Bryan Van Stippen, a former Stevens Point City Council member who now lives in Deerbrook, took issue with votes cast by his Republican opponent in the 12th State Senate District, Tom Tiffany, who is seeking his second four-year Senate term after previously serving one two-year term in the Assembly.
“We need to figure out how we can actually get the legislation changed back down in Madison, so we can bring back local control,” said Van Stippen, who pointed out changes made to shoreland zoning laws as one of the examples of how local control has been taken away at the state level.
“Virtually every environmental group, every conservation group in the state is not a big fan of Sen. Tiffany with his plastered ‘F’ on his wall that he has hanging on his office from the League of Conservation Voters…,” Van Stippen said. “An individual that based his small business on tourism, on our state’s natural resources, and now he’s decimating it for everybody else or anybody else to use.
“It just doesn’t make any sense to me for him to say, ‘I’m wearing that ‘F,’ a failing grade from the League of Conservation Voters, as a badge of honor.’ My job is to make sure that he’s wearing that badge, and that people know that he’s wearing that badge.”
Van Stippen, the lone Democratic 12th Senate District candidate who will appear on the Aug. 9 partisan primary ballot, also voiced his support for one of the two Democratic candidates running in the 34th Assembly District, Matt Michalsen, a Lakeland Union High School social studies teacher who is also a Lake Tomahawk town supervisor and appeared at the meeting.
Michalsen – who faces a primary challenge from Lawrence Dale of Eagle River, an insurance salesman who ran unsuccessfully two years ago in the 7th Congressional District race as a Green Party candidate – hopes to advance to the Nov. 8 general election to face the two-term Republican incumbent, Rob Swearingen of Rhinelander.
Michalsen said voting Swearingen and Tiffany out of office will be difficult in districts where the majorities are Republicans.
“It’s going to be so difficult to unseat the establishment of Tom Tiffany and his puppet, Rob Swearingen,” Michalsen said. “But if we are doing what we have been doing, and getting out door-to-door and going to these meetings and continuing to learn and to listen, I’m starting to believe that we can do it. And I know I will win on Aug. 9, I will win the primary, but we need to win on Nov. 8 as well.”

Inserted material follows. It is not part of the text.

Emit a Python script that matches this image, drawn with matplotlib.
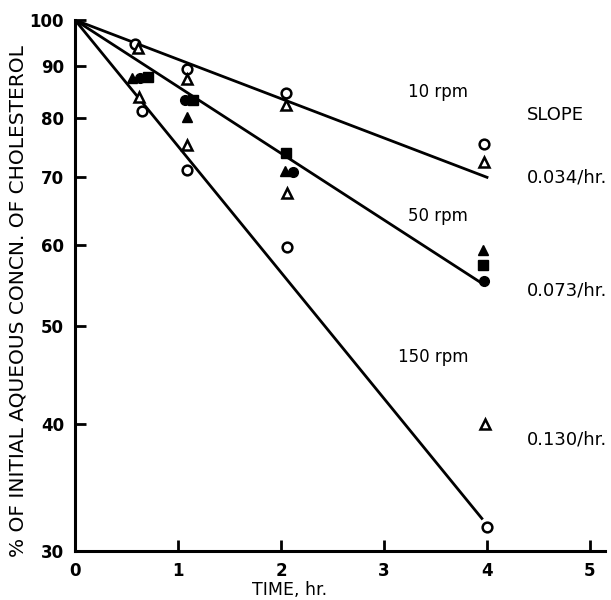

Michalsen said Swearingen and Tiffany have supported “a quick hit or fix economic-style boom, which will not work.”
“It will p*** more people off – and as I continue to grow in this race and continue to learn – yes, we have private property rights, but this is all of our property,” Michalsen said. “What one individual does with their private property, affects drastically the next (property), and then if it’s detrimental to the groundwater and the quality of the water, then it’s detrimental to the values of the property, which in a such a rich property tax area that will then cause a domino effect to our schools as well to where we depend on the property taxes. So, I think it starts with local control and all of your efforts.”
When contacted for comment following the meeting, Swearingen said he is looking forward to defending his four-year record in office and discussing issues of concern with people across the 34th Assembly District, after the primary has concluded and an opponent has been named.